● **What to do**
Any pictures should be left out; please print exactly the lines between the line with "What seaborn and" and the line with "0.007, 0.006, 0.0055]", inclusive.

────────────────────────────────────────

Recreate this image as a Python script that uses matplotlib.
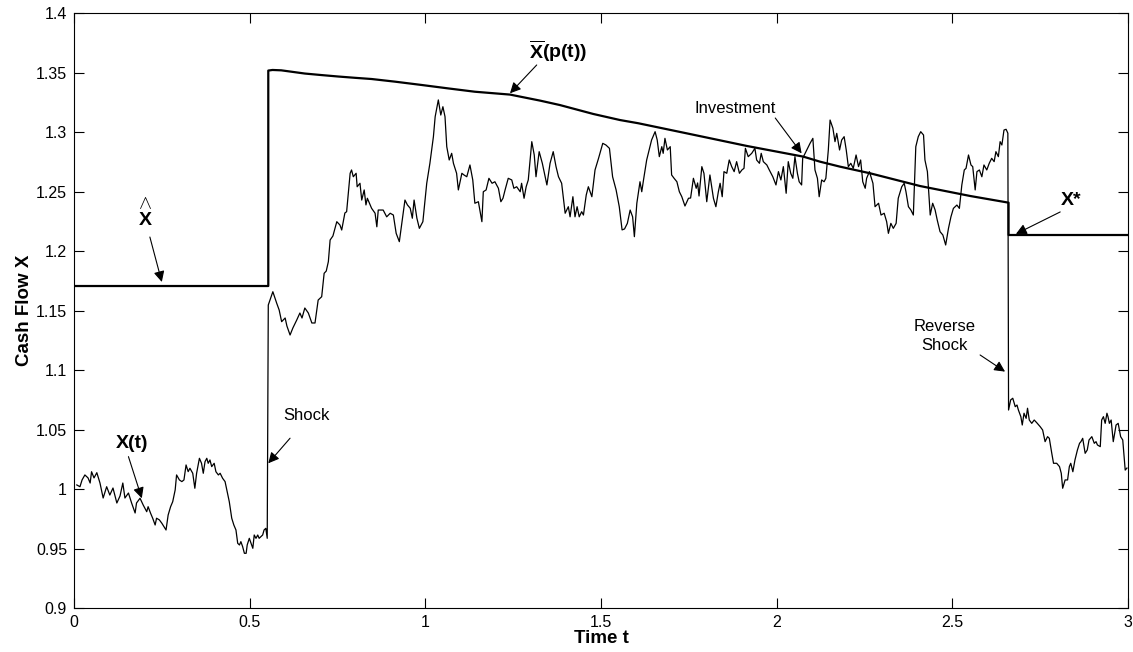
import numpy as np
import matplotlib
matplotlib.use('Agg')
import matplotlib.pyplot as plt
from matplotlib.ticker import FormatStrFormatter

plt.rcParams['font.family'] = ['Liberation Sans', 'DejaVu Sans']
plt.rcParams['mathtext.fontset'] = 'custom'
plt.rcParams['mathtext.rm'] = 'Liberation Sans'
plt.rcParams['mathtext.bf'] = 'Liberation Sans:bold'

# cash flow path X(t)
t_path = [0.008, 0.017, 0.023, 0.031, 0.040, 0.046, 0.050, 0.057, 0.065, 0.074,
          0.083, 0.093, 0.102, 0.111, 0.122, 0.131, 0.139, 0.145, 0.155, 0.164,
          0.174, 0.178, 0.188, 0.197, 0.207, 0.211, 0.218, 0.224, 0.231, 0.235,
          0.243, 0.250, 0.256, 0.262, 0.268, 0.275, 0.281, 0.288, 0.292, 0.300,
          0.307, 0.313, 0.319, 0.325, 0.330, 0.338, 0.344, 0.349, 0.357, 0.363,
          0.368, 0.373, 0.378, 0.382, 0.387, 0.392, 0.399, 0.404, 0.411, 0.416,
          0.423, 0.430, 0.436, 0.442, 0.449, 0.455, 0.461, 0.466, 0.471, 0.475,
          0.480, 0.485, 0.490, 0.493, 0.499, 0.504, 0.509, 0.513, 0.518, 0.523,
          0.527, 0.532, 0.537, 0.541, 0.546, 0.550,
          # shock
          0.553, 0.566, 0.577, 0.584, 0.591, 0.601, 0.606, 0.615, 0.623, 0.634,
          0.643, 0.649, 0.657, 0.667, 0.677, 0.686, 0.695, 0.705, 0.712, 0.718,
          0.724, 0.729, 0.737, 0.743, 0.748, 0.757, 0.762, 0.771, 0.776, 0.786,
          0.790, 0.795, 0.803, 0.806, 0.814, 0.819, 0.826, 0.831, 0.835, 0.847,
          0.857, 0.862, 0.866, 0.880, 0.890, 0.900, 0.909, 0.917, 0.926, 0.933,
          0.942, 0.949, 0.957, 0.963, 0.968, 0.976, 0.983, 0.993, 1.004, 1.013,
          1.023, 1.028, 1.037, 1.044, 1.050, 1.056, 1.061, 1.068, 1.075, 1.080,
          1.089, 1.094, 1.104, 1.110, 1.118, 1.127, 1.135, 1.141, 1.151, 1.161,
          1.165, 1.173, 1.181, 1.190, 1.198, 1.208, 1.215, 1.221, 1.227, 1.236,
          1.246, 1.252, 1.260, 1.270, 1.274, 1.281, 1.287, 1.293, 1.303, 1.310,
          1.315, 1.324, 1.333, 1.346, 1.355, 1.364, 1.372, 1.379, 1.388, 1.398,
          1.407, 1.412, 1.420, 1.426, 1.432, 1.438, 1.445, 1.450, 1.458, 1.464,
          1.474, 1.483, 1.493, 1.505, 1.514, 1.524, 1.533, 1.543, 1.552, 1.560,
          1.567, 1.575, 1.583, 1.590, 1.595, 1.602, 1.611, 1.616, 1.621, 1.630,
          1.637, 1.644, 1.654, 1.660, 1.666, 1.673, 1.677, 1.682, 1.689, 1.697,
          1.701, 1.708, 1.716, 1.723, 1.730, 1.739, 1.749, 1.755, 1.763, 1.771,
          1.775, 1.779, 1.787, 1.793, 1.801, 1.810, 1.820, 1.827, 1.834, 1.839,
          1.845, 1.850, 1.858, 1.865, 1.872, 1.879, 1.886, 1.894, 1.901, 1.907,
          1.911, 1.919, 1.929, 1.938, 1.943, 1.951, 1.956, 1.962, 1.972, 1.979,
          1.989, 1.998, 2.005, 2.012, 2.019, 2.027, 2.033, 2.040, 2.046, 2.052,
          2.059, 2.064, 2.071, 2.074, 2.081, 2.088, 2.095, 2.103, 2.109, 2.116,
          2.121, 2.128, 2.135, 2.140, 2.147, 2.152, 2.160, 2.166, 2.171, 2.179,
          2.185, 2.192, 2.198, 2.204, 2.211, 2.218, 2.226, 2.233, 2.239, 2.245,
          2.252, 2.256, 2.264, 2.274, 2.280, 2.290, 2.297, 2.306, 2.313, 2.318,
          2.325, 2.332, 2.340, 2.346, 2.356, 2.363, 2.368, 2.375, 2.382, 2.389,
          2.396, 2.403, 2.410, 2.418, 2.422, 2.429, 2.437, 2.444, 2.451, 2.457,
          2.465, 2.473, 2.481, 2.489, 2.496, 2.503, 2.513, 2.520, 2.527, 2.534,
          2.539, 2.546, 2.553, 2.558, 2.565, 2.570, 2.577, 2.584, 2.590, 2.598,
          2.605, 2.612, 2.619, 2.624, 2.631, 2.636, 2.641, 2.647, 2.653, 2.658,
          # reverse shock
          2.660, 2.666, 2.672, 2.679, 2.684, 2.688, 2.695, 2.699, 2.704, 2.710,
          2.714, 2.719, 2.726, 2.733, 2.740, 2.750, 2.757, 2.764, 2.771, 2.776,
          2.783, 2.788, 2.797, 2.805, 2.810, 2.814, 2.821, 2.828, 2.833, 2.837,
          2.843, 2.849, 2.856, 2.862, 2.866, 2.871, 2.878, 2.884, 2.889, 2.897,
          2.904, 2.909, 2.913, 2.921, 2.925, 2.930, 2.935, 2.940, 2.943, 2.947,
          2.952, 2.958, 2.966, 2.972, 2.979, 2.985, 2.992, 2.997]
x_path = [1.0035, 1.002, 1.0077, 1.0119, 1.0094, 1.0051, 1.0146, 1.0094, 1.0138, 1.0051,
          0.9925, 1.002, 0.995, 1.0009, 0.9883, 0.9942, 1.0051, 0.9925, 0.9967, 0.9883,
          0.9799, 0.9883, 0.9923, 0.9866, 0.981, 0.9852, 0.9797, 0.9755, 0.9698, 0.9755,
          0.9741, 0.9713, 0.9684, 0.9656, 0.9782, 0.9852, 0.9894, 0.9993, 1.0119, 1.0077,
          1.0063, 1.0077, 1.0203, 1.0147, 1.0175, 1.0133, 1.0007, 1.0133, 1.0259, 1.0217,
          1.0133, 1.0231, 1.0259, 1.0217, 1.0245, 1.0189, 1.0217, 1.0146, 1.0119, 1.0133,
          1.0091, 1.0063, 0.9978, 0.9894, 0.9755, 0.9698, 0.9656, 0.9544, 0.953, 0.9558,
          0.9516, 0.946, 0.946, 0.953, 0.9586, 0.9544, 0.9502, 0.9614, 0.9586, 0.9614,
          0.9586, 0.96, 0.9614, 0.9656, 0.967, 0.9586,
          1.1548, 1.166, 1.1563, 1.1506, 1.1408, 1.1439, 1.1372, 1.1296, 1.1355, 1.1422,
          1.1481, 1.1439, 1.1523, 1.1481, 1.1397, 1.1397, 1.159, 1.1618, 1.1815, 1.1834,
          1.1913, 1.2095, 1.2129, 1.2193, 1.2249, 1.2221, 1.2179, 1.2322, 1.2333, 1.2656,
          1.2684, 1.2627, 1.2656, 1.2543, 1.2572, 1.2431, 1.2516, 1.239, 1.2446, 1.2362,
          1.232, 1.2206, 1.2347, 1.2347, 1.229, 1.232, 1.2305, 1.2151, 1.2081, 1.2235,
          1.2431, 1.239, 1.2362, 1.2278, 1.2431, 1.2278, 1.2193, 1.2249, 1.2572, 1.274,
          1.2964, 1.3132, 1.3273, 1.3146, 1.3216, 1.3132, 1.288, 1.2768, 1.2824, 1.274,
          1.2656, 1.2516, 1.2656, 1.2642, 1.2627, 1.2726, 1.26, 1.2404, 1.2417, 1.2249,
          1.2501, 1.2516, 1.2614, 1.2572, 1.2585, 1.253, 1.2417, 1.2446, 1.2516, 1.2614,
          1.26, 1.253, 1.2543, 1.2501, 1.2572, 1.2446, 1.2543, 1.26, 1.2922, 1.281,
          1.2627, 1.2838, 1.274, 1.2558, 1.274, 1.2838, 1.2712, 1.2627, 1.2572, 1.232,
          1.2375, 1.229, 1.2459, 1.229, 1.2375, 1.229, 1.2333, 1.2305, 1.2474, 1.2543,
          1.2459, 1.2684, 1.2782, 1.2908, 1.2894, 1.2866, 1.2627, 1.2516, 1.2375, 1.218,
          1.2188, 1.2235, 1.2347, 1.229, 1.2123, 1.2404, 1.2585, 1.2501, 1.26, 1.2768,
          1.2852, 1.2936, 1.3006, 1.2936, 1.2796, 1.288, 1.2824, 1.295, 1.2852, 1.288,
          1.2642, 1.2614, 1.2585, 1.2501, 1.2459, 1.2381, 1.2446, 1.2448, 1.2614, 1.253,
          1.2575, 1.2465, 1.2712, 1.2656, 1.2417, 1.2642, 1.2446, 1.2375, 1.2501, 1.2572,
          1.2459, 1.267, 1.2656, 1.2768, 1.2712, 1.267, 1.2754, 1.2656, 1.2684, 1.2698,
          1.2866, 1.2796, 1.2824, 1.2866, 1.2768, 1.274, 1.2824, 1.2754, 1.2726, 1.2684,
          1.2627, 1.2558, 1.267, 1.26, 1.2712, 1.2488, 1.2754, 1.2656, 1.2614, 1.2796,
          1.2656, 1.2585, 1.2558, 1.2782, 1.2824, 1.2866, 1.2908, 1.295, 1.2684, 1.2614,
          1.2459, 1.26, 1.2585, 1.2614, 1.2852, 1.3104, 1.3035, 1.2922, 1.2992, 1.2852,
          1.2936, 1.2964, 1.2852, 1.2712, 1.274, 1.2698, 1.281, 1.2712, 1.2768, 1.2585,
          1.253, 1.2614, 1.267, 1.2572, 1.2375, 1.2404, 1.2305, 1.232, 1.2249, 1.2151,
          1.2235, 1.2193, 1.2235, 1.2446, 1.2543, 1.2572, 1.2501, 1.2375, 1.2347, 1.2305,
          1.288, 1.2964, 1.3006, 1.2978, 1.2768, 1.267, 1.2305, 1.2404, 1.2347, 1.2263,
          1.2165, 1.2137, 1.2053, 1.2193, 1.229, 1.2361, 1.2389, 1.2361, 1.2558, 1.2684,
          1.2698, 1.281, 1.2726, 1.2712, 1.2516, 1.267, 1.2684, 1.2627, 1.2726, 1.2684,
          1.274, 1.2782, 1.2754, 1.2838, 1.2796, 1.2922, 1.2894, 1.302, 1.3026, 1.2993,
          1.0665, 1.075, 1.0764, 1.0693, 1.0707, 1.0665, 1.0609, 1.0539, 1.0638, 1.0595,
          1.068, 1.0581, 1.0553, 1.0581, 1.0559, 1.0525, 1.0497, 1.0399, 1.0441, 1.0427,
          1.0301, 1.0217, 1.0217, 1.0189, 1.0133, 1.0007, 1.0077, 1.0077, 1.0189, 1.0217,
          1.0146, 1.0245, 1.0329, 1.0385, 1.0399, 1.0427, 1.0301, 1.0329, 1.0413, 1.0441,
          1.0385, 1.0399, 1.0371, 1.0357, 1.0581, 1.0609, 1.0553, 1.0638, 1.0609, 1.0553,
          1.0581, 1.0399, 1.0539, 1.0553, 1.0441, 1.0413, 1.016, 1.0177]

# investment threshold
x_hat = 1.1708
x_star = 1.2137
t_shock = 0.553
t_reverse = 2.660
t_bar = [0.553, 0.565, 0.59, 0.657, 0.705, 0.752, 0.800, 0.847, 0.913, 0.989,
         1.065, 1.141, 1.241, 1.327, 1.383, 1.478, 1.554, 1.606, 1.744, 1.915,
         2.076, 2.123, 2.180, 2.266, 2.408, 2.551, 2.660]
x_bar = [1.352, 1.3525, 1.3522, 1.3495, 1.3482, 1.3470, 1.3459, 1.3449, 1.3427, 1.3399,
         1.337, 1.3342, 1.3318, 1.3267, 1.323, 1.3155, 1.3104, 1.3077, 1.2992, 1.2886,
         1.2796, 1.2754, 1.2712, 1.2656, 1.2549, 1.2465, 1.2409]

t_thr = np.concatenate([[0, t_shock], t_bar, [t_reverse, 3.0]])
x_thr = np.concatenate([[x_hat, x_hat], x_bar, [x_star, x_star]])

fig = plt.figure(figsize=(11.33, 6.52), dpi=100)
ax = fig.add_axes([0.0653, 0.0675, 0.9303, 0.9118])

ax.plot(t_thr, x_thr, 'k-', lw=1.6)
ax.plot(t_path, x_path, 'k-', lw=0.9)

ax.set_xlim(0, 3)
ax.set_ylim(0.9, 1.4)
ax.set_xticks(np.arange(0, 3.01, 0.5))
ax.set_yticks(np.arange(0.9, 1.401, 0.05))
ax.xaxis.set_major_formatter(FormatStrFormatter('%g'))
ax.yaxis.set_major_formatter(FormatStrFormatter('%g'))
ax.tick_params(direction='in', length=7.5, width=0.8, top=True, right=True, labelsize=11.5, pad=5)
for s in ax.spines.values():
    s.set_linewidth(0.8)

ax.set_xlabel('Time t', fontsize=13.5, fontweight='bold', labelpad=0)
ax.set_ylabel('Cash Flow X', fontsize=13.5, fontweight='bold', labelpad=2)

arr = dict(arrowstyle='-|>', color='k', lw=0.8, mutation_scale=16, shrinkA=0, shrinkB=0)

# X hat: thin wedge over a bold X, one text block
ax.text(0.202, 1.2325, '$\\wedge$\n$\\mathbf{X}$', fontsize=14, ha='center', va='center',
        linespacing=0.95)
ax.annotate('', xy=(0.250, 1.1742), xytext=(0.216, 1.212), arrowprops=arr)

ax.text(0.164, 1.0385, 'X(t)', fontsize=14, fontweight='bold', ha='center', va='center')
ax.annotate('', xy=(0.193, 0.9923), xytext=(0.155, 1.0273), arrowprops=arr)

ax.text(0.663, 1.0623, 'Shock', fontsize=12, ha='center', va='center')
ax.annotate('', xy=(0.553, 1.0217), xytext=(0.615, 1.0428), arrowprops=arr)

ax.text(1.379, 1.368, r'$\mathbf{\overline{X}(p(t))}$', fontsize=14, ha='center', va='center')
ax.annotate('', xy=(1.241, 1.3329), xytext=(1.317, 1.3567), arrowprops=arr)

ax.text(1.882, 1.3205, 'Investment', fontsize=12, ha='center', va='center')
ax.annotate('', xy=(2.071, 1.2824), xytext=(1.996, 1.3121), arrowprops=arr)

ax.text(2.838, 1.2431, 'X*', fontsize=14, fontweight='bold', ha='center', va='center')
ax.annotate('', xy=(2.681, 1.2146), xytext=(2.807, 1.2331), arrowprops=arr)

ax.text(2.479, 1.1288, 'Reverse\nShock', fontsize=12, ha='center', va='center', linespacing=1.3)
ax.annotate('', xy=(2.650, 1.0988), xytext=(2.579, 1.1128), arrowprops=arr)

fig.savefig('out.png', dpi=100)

────────────────────────────────────────

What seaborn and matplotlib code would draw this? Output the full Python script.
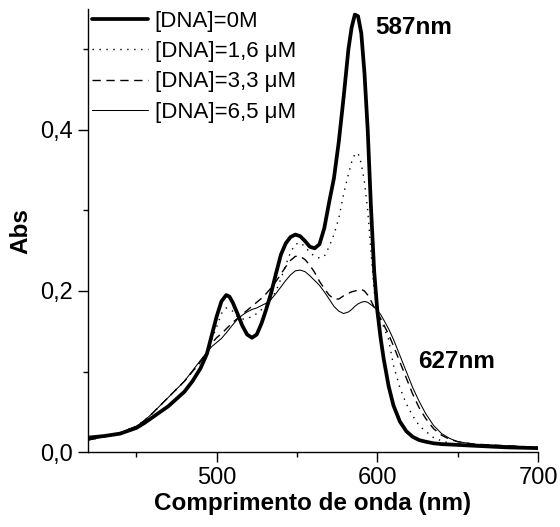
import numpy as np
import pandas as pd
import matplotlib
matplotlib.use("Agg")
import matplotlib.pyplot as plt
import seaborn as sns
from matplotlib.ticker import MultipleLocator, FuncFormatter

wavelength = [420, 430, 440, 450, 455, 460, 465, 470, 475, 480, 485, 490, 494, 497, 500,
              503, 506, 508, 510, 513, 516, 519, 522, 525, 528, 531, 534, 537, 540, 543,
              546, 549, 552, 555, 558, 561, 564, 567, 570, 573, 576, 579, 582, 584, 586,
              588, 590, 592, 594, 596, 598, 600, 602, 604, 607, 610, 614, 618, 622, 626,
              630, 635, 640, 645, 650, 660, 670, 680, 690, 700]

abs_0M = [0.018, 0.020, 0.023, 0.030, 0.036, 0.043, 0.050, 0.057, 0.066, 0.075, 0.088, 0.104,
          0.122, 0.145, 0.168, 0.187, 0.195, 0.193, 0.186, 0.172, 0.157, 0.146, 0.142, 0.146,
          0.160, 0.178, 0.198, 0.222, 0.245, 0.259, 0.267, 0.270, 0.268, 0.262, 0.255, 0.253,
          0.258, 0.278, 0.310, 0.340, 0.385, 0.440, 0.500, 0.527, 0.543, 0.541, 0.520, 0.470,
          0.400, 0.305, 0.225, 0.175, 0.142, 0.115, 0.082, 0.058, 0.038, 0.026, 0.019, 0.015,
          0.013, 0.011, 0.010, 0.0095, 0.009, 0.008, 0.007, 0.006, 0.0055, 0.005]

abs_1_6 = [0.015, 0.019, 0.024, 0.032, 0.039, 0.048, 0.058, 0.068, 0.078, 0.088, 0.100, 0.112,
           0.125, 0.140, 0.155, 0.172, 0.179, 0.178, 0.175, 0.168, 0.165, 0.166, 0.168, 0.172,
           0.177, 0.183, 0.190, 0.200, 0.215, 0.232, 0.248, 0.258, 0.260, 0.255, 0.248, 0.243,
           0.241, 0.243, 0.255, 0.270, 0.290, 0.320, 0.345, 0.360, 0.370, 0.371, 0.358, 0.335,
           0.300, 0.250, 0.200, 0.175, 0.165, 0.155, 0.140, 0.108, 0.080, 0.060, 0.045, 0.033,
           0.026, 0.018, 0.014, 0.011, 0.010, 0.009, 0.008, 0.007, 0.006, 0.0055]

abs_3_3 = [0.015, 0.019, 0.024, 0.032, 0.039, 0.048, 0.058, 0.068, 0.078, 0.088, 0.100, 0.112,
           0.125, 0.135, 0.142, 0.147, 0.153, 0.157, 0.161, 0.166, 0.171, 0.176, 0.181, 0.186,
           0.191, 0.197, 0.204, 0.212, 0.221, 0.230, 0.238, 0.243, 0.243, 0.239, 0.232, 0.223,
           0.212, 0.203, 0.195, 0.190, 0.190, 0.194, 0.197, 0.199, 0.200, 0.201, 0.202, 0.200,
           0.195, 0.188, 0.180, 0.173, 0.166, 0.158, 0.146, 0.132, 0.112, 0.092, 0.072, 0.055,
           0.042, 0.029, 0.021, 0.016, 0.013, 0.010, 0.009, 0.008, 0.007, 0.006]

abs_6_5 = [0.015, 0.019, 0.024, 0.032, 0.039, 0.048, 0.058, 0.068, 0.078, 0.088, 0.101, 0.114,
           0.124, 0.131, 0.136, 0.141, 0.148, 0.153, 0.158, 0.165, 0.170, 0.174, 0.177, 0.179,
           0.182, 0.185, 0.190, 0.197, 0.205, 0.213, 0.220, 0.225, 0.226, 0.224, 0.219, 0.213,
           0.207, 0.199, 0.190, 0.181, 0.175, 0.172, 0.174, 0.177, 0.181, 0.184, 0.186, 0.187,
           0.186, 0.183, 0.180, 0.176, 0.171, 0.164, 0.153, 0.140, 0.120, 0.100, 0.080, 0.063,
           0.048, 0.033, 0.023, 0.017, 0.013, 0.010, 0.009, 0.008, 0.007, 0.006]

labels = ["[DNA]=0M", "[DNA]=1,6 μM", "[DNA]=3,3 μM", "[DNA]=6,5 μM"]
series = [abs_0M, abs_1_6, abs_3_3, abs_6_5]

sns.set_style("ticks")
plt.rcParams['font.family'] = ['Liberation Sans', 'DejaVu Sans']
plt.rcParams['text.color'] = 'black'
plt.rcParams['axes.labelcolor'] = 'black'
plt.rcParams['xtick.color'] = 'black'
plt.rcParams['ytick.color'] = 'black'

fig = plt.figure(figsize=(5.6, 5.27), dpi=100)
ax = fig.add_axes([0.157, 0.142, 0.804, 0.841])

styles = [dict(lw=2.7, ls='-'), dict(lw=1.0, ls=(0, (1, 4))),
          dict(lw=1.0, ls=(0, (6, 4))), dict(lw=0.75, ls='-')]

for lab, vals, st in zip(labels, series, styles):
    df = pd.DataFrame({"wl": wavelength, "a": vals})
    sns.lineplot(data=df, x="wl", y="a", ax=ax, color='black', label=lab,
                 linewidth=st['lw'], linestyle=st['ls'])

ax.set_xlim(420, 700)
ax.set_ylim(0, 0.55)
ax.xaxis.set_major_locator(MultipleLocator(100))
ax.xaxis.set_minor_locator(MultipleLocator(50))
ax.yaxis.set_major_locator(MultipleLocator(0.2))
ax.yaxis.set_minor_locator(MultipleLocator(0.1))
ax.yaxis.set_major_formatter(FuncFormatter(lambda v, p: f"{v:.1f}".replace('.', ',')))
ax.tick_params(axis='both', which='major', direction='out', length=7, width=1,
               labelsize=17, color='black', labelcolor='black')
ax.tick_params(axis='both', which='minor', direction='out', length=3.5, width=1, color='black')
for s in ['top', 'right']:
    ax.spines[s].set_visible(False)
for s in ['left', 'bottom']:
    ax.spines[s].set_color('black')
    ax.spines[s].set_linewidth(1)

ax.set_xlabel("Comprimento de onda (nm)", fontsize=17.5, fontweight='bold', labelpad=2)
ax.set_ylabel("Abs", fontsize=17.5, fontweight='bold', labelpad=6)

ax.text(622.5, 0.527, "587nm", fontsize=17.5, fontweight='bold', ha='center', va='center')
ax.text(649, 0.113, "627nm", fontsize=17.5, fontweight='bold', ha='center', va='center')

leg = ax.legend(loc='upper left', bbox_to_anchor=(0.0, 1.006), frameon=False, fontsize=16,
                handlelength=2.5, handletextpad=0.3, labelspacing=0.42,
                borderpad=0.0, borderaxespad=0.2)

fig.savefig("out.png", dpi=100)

────────────────────────────────────────

● **Solution below**
What seaborn and matplotlib code would draw this? Output the full Python script.
import numpy as np
import pandas as pd
import matplotlib
matplotlib.use("Agg")
import matplotlib.pyplot as plt
import seaborn as sns
from matplotlib.ticker import MultipleLocator, FuncFormatter

wavelength = [420, 430, 440, 450, 455, 460, 465, 470, 475, 480, 485, 490, 494, 497, 500,
              503, 506, 508, 510, 513, 516, 519, 522, 525, 528, 531, 534, 537, 540, 543,
              546, 549, 552, 555, 558, 561, 564, 567, 570, 573, 576, 579, 582, 584, 586,
              588, 590, 592, 594, 596, 598, 600, 602, 604, 607, 610, 614, 618, 622, 626,
              630, 635, 640, 645, 650, 660, 670, 680, 690, 700]

abs_0M = [0.018, 0.020, 0.023, 0.030, 0.036, 0.043, 0.050, 0.057, 0.066, 0.075, 0.088, 0.104,
          0.122, 0.145, 0.168, 0.187, 0.195, 0.193, 0.186, 0.172, 0.157, 0.146, 0.142, 0.146,
          0.160, 0.178, 0.198, 0.222, 0.245, 0.259, 0.267, 0.270, 0.268, 0.262, 0.255, 0.253,
          0.258, 0.278, 0.310, 0.340, 0.385, 0.440, 0.500, 0.527, 0.543, 0.541, 0.520, 0.470,
          0.400, 0.305, 0.225, 0.175, 0.142, 0.115, 0.082, 0.058, 0.038, 0.026, 0.019, 0.015,
          0.013, 0.011, 0.010, 0.0095, 0.009, 0.008, 0.007, 0.006, 0.0055, 0.005]

abs_1_6 = [0.015, 0.019, 0.024, 0.032, 0.039, 0.048, 0.058, 0.068, 0.078, 0.088, 0.100, 0.112,
           0.125, 0.140, 0.155, 0.172, 0.179, 0.178, 0.175, 0.168, 0.165, 0.166, 0.168, 0.172,
           0.177, 0.183, 0.190, 0.200, 0.215, 0.232, 0.248, 0.258, 0.260, 0.255, 0.248, 0.243,
           0.241, 0.243, 0.255, 0.270, 0.290, 0.320, 0.345, 0.360, 0.370, 0.371, 0.358, 0.335,
           0.300, 0.250, 0.200, 0.175, 0.165, 0.155, 0.140, 0.108, 0.080, 0.060, 0.045, 0.033,
           0.026, 0.018, 0.014, 0.011, 0.010, 0.009, 0.008, 0.007, 0.006, 0.0055]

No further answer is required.